DATA IN THIS EXERCISE:
=-=-=-=-=
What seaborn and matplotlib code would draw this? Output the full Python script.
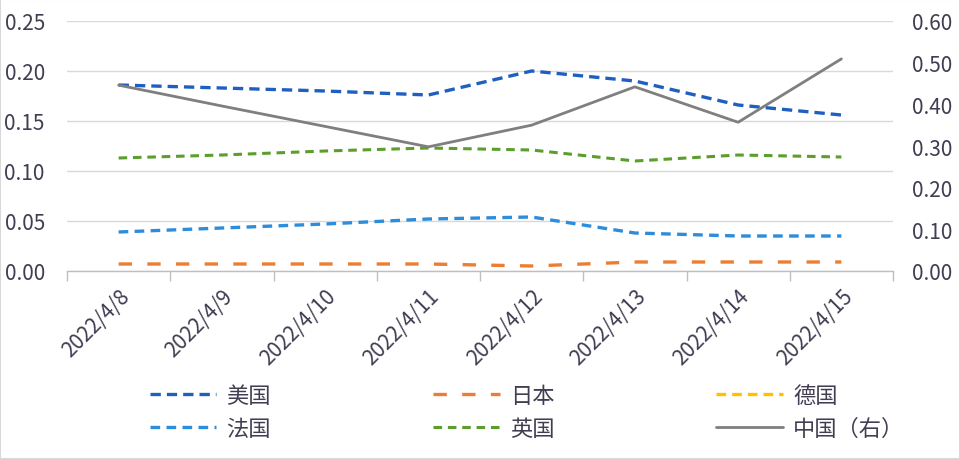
=-=-=-=-=
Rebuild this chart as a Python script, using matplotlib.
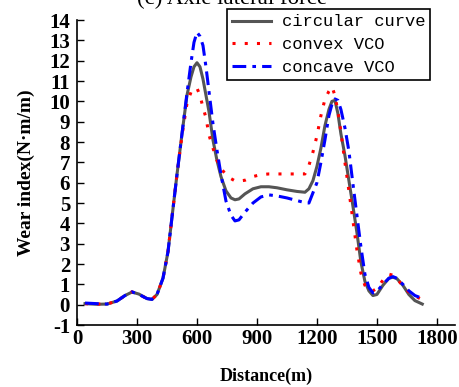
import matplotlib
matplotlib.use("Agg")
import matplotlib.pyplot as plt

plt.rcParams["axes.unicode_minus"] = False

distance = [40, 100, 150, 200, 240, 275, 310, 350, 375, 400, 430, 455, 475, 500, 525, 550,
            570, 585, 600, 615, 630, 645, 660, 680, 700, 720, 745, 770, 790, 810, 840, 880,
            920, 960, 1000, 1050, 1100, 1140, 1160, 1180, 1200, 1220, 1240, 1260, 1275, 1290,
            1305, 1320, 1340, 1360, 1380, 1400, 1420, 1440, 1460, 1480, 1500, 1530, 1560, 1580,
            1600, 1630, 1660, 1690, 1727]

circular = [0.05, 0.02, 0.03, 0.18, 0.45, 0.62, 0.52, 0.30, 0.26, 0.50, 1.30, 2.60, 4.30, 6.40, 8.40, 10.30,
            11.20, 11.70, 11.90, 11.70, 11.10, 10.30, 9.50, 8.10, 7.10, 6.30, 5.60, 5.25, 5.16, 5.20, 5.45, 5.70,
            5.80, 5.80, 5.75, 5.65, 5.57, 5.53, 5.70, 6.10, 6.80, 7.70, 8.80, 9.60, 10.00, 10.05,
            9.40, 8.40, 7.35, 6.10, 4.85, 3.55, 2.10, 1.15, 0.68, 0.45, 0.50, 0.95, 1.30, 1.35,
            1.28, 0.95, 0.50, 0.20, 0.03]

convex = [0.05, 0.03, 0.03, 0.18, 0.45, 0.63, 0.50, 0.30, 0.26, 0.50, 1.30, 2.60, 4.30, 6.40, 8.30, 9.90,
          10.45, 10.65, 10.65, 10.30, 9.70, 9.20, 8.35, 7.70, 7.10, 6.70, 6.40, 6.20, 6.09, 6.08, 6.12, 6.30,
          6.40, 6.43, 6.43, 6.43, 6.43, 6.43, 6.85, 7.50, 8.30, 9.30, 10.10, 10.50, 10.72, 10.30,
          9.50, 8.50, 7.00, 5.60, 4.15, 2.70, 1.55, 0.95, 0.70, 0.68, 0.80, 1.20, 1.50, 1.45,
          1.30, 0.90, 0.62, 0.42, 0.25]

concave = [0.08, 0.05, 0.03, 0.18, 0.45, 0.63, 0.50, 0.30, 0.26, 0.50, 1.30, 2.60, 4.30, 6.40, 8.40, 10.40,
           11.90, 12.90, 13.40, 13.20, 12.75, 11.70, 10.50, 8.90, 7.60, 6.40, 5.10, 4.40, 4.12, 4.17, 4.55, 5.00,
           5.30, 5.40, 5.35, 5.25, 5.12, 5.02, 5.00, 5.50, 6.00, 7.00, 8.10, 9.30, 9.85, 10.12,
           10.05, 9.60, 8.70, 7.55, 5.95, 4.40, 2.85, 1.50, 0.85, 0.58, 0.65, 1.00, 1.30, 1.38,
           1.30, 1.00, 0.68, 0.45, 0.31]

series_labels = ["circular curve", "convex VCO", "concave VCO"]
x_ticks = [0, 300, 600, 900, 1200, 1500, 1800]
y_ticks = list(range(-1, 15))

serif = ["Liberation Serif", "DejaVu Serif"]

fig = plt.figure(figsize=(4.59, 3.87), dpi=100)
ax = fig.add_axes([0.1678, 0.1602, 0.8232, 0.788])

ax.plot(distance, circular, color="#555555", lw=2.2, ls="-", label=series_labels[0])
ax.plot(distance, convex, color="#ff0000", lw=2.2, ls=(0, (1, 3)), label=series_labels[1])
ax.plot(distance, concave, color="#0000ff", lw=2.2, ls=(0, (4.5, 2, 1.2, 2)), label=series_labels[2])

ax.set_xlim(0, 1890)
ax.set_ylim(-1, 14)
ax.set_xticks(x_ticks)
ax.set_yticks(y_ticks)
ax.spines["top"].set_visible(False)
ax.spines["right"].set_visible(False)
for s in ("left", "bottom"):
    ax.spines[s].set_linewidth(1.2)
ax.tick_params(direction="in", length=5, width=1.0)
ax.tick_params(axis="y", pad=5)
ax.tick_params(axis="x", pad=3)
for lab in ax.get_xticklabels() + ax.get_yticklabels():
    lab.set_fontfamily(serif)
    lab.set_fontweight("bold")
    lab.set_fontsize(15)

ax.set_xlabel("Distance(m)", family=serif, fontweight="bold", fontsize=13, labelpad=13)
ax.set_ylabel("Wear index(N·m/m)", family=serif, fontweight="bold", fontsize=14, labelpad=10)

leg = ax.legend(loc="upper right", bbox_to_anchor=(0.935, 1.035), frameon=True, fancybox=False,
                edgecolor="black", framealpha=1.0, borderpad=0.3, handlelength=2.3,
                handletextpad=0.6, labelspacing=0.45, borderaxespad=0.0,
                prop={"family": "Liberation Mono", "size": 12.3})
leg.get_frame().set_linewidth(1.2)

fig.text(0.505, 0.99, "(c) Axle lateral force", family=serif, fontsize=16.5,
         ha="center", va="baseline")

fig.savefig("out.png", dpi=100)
=-=-=-=-=
DIRECTIVE: Count up every line above that has the word "Python" in it; answer with the number alone.

ANSWER TO THIS PROBLEM: 2